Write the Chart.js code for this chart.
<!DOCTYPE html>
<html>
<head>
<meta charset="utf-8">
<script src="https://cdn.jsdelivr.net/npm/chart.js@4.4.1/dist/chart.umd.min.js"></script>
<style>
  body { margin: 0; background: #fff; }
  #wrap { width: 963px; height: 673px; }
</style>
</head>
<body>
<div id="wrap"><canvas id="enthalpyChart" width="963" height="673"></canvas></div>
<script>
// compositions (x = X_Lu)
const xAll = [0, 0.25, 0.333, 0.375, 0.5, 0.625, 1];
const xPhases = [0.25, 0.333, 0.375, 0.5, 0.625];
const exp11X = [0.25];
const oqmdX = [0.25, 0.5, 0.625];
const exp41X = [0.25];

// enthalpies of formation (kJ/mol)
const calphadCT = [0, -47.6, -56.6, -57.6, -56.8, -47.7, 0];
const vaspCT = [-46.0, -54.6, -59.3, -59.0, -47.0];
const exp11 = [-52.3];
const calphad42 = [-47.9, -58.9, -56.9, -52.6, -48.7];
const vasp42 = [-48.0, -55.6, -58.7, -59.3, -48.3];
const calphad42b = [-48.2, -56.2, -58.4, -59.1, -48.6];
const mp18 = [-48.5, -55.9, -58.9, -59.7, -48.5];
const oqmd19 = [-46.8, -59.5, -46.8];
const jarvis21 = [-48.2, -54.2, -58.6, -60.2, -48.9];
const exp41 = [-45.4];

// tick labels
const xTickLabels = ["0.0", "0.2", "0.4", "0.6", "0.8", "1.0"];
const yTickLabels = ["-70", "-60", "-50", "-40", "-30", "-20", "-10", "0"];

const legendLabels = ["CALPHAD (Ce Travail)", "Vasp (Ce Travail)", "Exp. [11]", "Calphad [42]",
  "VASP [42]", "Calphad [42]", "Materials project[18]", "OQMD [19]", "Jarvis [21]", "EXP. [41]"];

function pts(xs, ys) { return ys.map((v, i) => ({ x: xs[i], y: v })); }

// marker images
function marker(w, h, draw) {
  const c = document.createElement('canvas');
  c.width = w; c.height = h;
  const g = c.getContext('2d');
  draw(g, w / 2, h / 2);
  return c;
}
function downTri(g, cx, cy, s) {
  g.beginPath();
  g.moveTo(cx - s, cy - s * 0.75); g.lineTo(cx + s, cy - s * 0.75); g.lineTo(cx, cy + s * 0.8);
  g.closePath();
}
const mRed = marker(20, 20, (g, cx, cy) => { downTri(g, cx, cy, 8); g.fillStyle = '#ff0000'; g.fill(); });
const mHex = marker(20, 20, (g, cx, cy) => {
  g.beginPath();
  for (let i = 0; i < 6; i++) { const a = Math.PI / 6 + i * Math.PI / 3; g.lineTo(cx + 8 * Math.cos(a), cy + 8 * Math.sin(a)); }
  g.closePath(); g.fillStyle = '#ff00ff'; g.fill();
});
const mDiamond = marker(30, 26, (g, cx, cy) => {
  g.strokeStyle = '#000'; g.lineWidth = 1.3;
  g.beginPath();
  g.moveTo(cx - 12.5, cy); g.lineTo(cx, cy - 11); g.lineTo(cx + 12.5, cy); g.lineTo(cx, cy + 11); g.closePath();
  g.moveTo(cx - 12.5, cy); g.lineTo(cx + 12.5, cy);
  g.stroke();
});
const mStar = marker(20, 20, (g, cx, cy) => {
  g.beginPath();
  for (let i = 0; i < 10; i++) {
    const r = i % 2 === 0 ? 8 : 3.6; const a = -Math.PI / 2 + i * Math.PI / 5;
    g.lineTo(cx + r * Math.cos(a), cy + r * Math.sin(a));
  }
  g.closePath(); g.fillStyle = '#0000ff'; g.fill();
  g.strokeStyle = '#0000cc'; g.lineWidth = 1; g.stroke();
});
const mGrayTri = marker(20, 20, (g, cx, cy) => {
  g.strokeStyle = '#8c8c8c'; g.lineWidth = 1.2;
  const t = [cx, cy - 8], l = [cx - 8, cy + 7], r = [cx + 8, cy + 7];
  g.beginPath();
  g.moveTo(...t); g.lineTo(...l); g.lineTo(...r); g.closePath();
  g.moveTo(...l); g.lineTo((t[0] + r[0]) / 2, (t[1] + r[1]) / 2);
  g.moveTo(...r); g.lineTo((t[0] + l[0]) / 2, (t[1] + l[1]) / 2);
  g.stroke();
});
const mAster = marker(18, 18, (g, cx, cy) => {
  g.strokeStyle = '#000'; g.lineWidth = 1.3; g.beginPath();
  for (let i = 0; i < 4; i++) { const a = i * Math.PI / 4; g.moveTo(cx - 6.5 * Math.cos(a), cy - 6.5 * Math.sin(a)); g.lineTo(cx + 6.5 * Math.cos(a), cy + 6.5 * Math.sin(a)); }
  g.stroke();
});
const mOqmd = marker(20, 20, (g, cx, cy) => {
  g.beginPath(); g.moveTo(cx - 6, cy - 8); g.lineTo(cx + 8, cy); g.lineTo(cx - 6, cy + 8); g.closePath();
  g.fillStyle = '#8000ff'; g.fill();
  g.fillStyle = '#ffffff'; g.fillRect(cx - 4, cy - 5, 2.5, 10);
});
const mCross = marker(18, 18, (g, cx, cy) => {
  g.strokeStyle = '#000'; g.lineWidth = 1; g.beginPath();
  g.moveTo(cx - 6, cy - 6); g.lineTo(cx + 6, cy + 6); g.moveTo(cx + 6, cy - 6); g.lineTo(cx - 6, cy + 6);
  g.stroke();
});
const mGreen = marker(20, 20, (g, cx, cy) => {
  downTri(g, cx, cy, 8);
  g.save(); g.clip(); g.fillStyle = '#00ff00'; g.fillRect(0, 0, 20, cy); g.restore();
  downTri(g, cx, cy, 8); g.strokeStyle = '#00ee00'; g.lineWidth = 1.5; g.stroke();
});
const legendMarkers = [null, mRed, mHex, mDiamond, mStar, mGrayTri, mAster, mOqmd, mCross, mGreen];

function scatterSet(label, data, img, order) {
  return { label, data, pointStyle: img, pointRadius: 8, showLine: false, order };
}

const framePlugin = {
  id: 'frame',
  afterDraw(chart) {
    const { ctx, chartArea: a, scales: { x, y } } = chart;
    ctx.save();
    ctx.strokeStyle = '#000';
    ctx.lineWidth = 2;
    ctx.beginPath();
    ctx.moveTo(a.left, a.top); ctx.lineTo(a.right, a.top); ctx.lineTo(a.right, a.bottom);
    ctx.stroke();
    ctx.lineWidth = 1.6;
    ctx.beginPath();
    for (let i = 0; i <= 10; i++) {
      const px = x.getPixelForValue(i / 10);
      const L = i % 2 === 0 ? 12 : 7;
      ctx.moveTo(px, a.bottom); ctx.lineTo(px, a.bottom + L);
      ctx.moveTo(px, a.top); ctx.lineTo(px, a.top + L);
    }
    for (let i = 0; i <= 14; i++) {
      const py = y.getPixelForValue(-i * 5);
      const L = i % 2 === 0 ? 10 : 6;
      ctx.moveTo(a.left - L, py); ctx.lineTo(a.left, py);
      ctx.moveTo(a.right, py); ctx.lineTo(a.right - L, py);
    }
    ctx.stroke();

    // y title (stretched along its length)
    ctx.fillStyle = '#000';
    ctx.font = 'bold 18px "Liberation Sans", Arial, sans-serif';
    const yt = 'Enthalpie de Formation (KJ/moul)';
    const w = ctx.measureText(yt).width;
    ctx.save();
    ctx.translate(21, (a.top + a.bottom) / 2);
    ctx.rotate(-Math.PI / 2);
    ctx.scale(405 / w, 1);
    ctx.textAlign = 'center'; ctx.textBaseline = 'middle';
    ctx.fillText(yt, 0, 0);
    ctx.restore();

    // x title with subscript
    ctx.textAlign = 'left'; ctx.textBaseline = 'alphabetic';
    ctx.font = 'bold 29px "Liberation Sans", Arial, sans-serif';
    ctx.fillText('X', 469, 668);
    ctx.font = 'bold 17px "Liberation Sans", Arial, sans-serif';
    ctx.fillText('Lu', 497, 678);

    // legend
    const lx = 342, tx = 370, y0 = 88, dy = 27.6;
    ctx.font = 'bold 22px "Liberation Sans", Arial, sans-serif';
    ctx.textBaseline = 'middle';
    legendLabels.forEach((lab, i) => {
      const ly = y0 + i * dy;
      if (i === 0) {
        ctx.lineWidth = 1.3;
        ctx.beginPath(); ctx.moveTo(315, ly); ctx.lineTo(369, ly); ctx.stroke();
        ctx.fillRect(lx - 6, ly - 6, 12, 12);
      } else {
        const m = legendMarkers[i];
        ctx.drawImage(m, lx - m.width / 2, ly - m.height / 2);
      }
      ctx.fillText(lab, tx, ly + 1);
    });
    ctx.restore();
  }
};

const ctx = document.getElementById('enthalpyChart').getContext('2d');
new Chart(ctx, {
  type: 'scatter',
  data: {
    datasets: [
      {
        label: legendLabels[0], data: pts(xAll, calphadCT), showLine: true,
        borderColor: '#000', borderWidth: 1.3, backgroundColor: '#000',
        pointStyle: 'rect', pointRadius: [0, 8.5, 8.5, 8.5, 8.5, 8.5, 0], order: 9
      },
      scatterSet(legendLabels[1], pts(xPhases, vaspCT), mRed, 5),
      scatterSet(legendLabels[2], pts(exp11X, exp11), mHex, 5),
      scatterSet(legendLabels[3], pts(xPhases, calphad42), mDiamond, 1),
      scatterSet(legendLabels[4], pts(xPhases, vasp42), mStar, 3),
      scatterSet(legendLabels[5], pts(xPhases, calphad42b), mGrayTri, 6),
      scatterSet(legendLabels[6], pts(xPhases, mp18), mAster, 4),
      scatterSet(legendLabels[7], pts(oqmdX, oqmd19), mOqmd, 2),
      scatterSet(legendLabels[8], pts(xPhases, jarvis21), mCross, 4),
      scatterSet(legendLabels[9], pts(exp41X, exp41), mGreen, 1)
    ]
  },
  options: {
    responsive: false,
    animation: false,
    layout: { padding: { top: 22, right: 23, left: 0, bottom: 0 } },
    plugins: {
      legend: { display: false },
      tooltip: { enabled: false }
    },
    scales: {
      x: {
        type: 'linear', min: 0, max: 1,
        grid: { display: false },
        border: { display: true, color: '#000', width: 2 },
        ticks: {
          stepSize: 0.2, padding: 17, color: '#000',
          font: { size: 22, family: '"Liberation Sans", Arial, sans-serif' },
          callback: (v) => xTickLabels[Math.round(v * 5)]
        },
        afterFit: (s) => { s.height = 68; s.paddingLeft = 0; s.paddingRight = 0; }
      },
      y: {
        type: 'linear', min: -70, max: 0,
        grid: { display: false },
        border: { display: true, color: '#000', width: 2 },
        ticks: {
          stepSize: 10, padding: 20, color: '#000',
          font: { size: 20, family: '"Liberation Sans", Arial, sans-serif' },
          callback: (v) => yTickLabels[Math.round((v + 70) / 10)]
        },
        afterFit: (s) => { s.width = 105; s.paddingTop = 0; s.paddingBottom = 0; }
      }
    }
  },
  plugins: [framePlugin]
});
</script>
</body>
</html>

* * * * * * *

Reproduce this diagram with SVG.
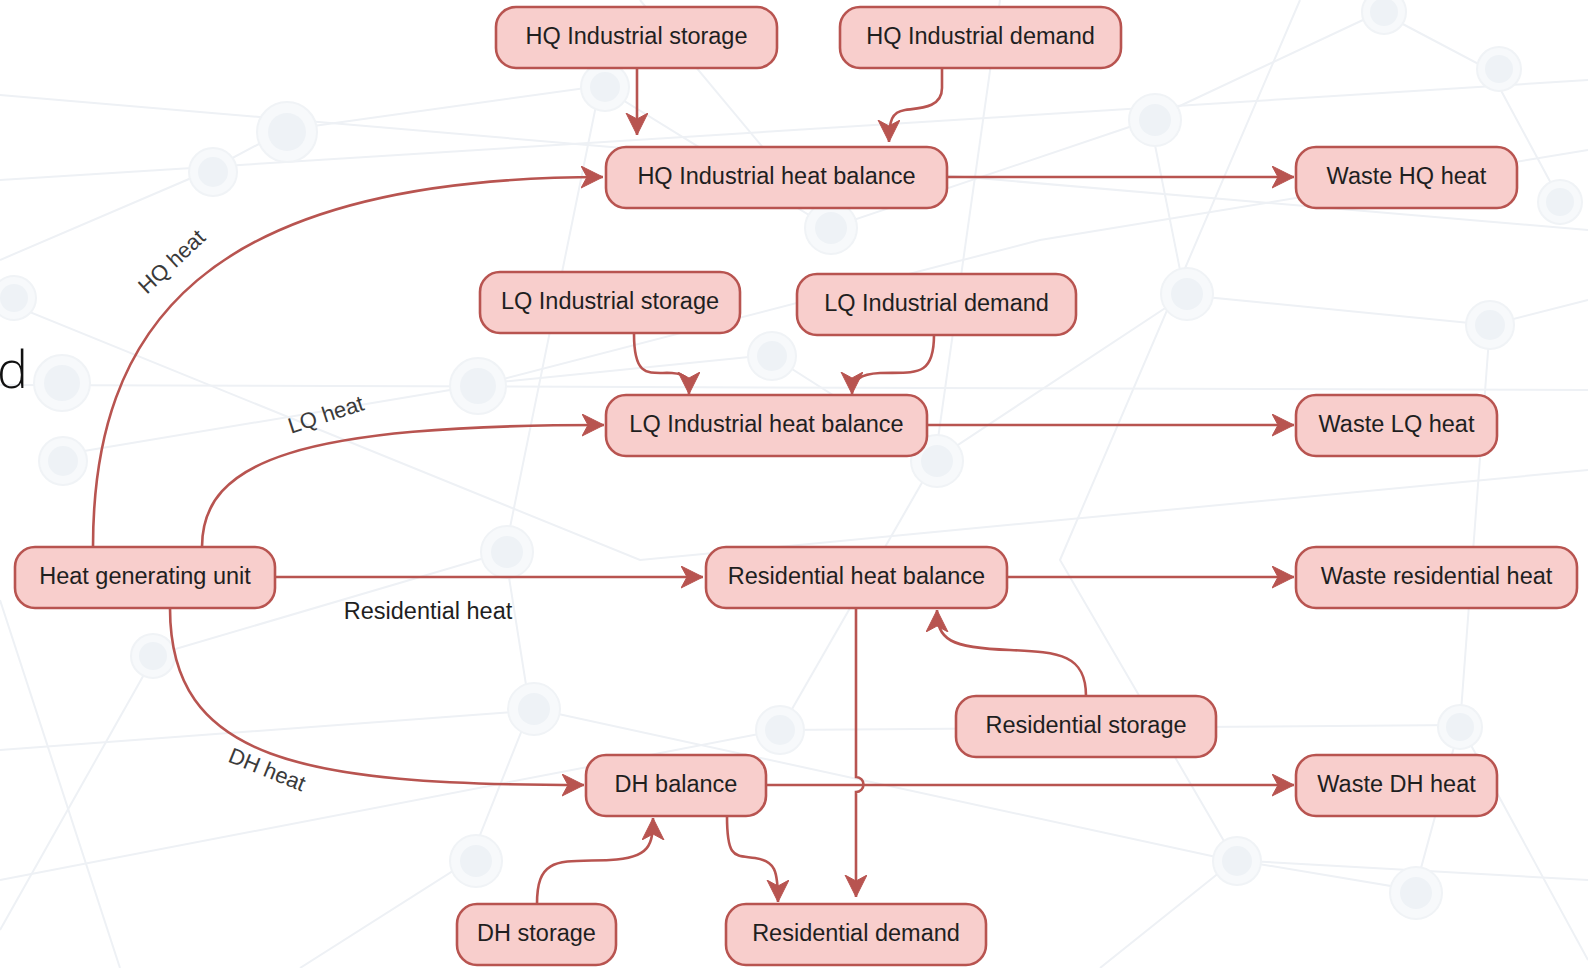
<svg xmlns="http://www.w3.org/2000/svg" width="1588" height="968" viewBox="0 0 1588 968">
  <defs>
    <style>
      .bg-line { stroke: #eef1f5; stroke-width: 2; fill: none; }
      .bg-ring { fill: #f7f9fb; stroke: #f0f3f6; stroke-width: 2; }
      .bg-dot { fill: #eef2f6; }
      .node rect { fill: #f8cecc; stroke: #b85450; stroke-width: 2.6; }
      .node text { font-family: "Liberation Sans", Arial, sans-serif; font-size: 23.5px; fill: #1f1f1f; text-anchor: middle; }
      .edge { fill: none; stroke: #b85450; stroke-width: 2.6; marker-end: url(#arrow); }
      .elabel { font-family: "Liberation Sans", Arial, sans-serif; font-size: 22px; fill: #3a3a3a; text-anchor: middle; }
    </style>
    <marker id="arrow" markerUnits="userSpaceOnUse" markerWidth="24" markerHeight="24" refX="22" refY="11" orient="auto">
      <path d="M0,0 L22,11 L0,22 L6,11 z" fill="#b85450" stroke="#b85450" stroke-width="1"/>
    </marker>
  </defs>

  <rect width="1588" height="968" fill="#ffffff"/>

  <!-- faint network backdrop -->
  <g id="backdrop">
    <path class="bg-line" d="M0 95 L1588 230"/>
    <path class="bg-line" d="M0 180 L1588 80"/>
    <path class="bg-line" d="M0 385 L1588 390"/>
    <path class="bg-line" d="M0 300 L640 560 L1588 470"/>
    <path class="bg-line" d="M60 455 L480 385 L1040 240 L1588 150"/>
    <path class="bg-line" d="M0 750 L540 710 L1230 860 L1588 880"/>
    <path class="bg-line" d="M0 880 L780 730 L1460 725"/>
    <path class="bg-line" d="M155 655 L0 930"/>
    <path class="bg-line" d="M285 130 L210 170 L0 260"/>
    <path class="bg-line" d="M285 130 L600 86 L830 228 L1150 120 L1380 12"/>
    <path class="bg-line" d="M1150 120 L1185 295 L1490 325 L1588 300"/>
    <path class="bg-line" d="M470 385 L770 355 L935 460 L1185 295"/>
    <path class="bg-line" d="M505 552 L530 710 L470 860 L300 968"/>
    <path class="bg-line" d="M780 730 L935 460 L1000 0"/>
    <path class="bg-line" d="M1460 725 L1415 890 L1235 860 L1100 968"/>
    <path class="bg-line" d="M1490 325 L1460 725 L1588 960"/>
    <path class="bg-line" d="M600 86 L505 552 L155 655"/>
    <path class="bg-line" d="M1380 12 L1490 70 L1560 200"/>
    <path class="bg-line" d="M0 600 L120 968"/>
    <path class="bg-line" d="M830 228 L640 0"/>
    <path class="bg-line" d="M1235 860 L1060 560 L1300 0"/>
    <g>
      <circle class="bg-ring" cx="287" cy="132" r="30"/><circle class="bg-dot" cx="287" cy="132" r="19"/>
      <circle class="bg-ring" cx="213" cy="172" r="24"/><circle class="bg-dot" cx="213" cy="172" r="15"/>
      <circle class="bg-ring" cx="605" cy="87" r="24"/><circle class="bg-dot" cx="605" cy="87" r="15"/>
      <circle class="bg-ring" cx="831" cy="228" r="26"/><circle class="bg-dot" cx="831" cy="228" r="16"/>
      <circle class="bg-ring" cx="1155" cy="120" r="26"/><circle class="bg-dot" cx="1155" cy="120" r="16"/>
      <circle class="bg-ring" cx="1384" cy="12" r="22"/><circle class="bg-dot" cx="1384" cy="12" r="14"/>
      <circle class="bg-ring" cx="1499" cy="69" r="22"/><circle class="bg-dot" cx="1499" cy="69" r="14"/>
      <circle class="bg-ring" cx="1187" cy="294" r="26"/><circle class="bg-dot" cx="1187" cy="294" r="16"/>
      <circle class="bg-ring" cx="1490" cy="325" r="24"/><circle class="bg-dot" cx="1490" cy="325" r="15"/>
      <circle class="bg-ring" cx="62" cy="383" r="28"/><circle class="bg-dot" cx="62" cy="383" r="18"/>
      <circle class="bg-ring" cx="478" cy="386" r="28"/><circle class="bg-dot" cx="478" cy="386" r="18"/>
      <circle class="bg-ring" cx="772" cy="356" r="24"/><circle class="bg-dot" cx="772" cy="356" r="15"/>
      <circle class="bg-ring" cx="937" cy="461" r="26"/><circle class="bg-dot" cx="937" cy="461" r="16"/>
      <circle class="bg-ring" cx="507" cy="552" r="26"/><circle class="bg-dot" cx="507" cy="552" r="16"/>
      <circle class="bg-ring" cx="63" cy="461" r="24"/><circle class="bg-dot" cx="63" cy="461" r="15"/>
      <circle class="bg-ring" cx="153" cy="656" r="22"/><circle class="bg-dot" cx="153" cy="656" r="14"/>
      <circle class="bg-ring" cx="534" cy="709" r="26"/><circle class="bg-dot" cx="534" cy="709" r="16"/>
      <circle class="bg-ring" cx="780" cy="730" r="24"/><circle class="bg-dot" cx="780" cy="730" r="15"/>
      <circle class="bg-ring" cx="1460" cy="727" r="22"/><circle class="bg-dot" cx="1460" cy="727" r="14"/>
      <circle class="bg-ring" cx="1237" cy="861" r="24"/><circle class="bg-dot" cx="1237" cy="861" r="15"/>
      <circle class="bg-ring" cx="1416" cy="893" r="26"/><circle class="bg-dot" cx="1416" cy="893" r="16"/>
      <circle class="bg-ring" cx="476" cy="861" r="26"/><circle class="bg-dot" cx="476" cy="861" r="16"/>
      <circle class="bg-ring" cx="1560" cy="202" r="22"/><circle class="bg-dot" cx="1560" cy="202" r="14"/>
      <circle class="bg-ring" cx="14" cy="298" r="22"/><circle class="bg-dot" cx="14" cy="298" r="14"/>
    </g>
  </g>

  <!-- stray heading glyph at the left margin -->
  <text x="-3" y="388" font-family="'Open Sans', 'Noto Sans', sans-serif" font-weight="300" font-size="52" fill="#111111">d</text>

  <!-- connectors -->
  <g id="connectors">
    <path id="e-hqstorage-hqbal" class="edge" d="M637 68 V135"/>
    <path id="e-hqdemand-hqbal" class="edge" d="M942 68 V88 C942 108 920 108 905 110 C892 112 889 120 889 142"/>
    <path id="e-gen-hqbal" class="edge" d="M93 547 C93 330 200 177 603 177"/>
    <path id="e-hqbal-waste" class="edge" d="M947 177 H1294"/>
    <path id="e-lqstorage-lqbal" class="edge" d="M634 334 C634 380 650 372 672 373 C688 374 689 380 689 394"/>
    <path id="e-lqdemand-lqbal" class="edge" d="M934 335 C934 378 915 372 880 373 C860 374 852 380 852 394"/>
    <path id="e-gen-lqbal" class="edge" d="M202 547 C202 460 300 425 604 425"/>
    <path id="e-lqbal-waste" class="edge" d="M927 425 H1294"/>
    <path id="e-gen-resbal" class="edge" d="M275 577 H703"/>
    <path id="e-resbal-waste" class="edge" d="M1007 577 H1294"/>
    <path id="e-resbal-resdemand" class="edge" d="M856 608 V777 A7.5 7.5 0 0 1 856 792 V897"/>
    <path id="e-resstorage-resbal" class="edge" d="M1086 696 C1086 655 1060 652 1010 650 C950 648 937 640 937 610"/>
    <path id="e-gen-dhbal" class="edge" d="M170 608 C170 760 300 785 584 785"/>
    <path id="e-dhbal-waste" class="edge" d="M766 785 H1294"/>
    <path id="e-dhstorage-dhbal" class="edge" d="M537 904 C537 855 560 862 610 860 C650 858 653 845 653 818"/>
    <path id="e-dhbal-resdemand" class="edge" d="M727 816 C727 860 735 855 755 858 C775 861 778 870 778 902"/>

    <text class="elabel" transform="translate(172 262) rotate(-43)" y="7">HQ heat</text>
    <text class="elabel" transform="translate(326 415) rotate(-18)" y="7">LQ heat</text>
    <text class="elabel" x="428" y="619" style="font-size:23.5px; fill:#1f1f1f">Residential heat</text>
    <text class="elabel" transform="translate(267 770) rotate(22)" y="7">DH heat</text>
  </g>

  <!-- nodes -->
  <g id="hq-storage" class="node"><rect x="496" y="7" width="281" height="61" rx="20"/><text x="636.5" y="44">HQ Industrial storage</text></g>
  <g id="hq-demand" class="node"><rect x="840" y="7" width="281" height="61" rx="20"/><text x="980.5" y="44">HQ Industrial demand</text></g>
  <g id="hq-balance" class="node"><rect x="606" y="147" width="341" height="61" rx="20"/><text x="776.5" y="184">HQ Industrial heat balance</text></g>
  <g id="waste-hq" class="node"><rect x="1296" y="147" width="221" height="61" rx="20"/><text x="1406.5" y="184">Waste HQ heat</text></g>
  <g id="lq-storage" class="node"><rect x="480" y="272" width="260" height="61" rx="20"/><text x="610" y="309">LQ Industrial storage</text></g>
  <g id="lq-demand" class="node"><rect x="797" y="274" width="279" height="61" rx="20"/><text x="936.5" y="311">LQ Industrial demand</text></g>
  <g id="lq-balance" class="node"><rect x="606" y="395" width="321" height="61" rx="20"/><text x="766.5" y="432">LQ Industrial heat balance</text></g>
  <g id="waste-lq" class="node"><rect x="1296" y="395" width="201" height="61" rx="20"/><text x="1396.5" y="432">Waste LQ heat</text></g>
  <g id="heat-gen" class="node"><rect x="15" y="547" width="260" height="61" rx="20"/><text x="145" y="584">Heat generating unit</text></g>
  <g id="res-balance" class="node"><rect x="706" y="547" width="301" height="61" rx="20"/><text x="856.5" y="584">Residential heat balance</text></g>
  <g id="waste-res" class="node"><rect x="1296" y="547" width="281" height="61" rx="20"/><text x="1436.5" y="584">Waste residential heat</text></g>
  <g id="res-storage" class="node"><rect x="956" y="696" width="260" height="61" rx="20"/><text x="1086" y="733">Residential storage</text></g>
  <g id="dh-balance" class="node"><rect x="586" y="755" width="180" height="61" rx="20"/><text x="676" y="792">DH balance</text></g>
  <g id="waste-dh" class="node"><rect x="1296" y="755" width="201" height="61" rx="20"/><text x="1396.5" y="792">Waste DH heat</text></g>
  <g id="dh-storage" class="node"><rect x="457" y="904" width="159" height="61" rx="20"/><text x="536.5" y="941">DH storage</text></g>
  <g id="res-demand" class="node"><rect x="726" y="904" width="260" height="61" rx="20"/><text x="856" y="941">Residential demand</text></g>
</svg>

* * * * * * *

Exercise prompt → Filter the listing above for the string "this" and copy every matching line.

Exercise result →
Write the Chart.js code for this chart.
Reproduce this diagram with SVG.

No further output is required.